Jesse Eisenberg says he wants to distance himself from Mark Zuckerberg.
The actor and film-maker, 41, received an Oscar nomination for playing the Facebook and Meta chief in 2010 movie The Social Network, but 15 years on says he finds some of Zuckerberg’s recent actions “problematic”.
Appearing on BBC Radio 4’s “Today” on Tuesday, Eisenberg admitted that he hasn’t been following the tech giant’s “life trajectory, partly because I don’t want to think of myself as associated with somebody like that.”
“It’s not like I played a great golfer or something and now people think I’m a great golfer,” he continued. “It’s like this guy that’s doing things that are problematic - taking away fact-checking and safety concerns, making people who are already threatened in this world more threatened.”
On January 7, Zuckerberg announced that Meta would be replacing its fact-checking systems on Facebook and Instagram with a “community notes” model similar to Elon Musk’s X.
He said that Meta’s fact-checking had led to “too many mistakes and too much censorship” and was “too politically biased.”
After Donald Trump won the 2024 presidential election, Zuckerberg met with him at his Florida bolthole Mar-a-Lago and Meta donated $1 million to his inaugural fund alongside other tech giants. Zuckerberg also attended Trump’s inauguration on January 20.
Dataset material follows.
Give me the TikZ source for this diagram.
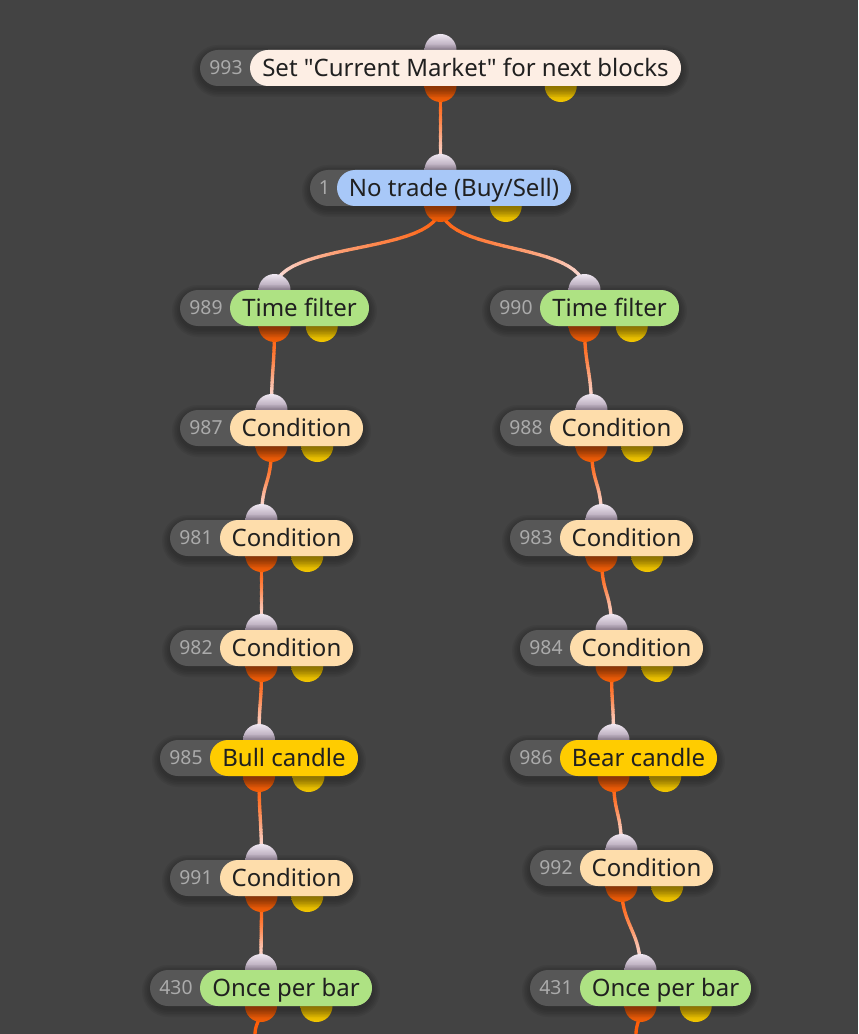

Drawn on Zuckerberg’s recent actions, Eisenberg - whose latest film A Real Pain is up for best original screenplay at next month’s Oscars - said: “I’m concerned just as a person who reads a newspaper. I don’t think about, ‘Oh, I played the guy in the movie and therefore…’ It’s just, I’m a human being and you read these things and these people have billions upon billions of dollars, more money than any human person has ever amassed. And what are they doing with it? Oh, they’re doing it to curry favour with somebody who’s preaching hateful things.”
He further clarified that he holds these beliefs “not as a person who played [him] in a movie,” but “as just somebody who is married to a woman who teaches disability justice in New York, and lives for her students are going to get a little harder this year.”